Frame challenge: the CPU result has some precision errors compared to the GPU result. Don’t believe me? Prove me wrong!
Hint: In the majority of cases where I investigated reports of numerical mismatches between CPU and GPU results, the GPU results were in fact more accurate.
Without careful checking, we have no way of knowing which set of results is more accurate. One way of determining this is by comparing with reference computations performed at higher precision. Often, double-precision arithmetic is sufficient to check single-precision computation, and quadruple precision is sufficient to check double-precision computation.

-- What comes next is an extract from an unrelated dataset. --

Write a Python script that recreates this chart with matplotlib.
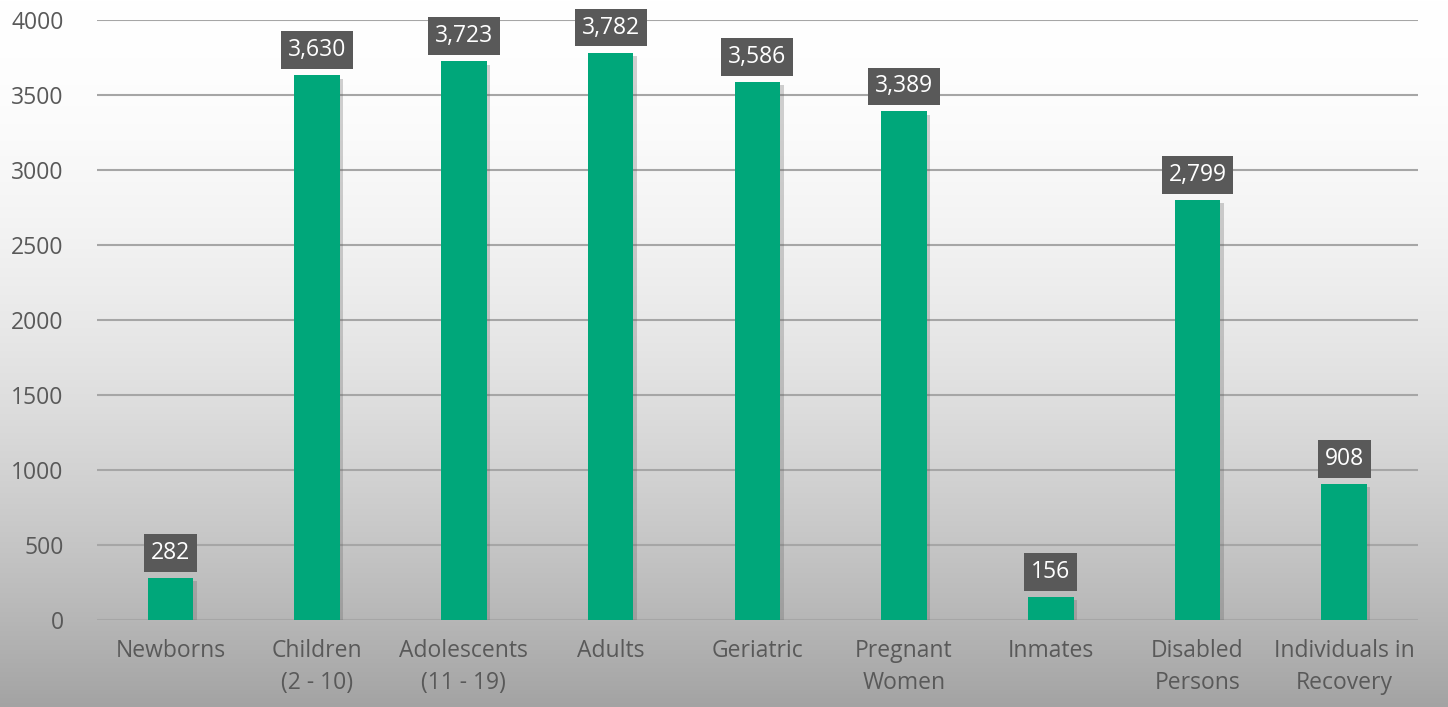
import numpy as np
import matplotlib.pyplot as plt
import matplotlib.patheffects as pe

categories = ['Newborns', 'Children\n(2 - 10)', 'Adolescents\n(11 - 19)', 'Adults', 'Geriatric',
              'Pregnant\nWomen', 'Inmates', 'Disabled\nPersons', 'Individuals in\nRecovery']
values = [282, 3630, 3723, 3782, 3586, 3389, 156, 2799, 908]
yticks = [0, 500, 1000, 1500, 2000, 2500, 3000, 3500, 4000]

plt.rcParams['font.family'] = ['Open Sans', 'DejaVu Sans']

fig = plt.figure(figsize=(14.48, 7.07), dpi=100)

# background gradient, white at top -> grey at bottom
bg = fig.add_axes([0, 0, 1, 1], zorder=-10)
t = np.linspace(0, 1, 400)[:, None]
shade = 1.0 - 0.36 * t ** 1.8
bg.imshow(np.dstack([shade, shade, shade]), aspect='auto', extent=[0, 1, 0, 1],
          vmin=0, vmax=1)
bg.axis('off')

ax = fig.add_axes([0.067, 0.123, 0.912, 0.849])
ax.patch.set_alpha(0)
x = np.arange(len(categories))
bars = ax.bar(x, values, width=0.31, color='#00A77A', zorder=3)
for b in bars:
    b.set_path_effects([pe.SimplePatchShadow(offset=(2.5, -2.5), shadow_rgbFace='#666666', alpha=0.3),
                        pe.Normal()])

for xi, v in zip(x, values):
    ax.annotate(f'{v:,}', (xi, v), xytext=(0, 18), textcoords='offset points',
                ha='center', va='center', color='white', fontsize=16.5, zorder=5,
                bbox=dict(boxstyle='square,pad=0.3', fc='#595959', ec='none'))

ax.set_xlim(-0.5, len(categories) - 0.5)
ax.set_ylim(0, 4000)
ax.set_yticks(yticks)
ax.set_xticks(x)
ax.set_xticklabels(categories, linespacing=1.4)
ax.tick_params(axis='both', length=0, labelsize=16.5, labelcolor='#595959')
ax.tick_params(axis='y', pad=24)
ax.tick_params(axis='x', pad=14)
ax.grid(axis='y', color='#a6a6a6', linewidth=1.5, zorder=0)
for s in ax.spines.values():
    s.set_visible(False)

fig.savefig('out.png', dpi=100)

Since floating-point arithmetic is not associative, re-arranging floating-point expressions (also called re-association) into mathematically equivalent variants can cause numerical differences in final results. This means results can differ when changing compilers or changing optimization settings. Many host compilers provide compiler switches that enforce strict adherence to IEEE-754 semantics. For example, on Linux, clang
and the Intel compiler use -ffp-model=strict
for this; the Intel compiler also accepts -fp-model=strict
for backwards compatibility. Use these switches after the command line switches specifying the optimization level.
The CUDA C++ compiler at default settings provides strict adherence to IEEE-754 semantics, with one exception: To enhance performance and average accuracy, it allows the contraction of FMUL plus dependent FADD into FMA (fused multiply-add). This can be turned off by specifying -fmad=false
on the nvcc
command line, so you might want to try this. Again, this may have a negative impact on performance and accuracy. Strictly avoid any use of -use_fast_math
or its constituent flags, such as -prec-div=false
.
Your code snippet appears to be Fortran and not C++, though. If so, please ask in the CUDA Fortran subforum for equivalent advice in Fortran context. To my limited knowledge, Fortran, even with IEEE bindings, provides more leeway than C++ for compilers to re-arrange floating-point computation. I always found this lack of programmer control surprising for a language targeted at numerical computations.
From developing across a number of different platforms for four decades I can share that achieving exactly (bit-wise) matching results between any two platforms pretty much never happens for non-trivial computations. For a while, many programmers forgot about this basic fact of life, since the computing world was a x86 monoculture. For regression testing it is therefore essential to rely on some sort of “third-party” reference or arbiter to establish whether relevant error bounds are being maintained. This may include higher-precision computation or the use of algorithms known to provide more accurate results but at lower performance not suitable for production software.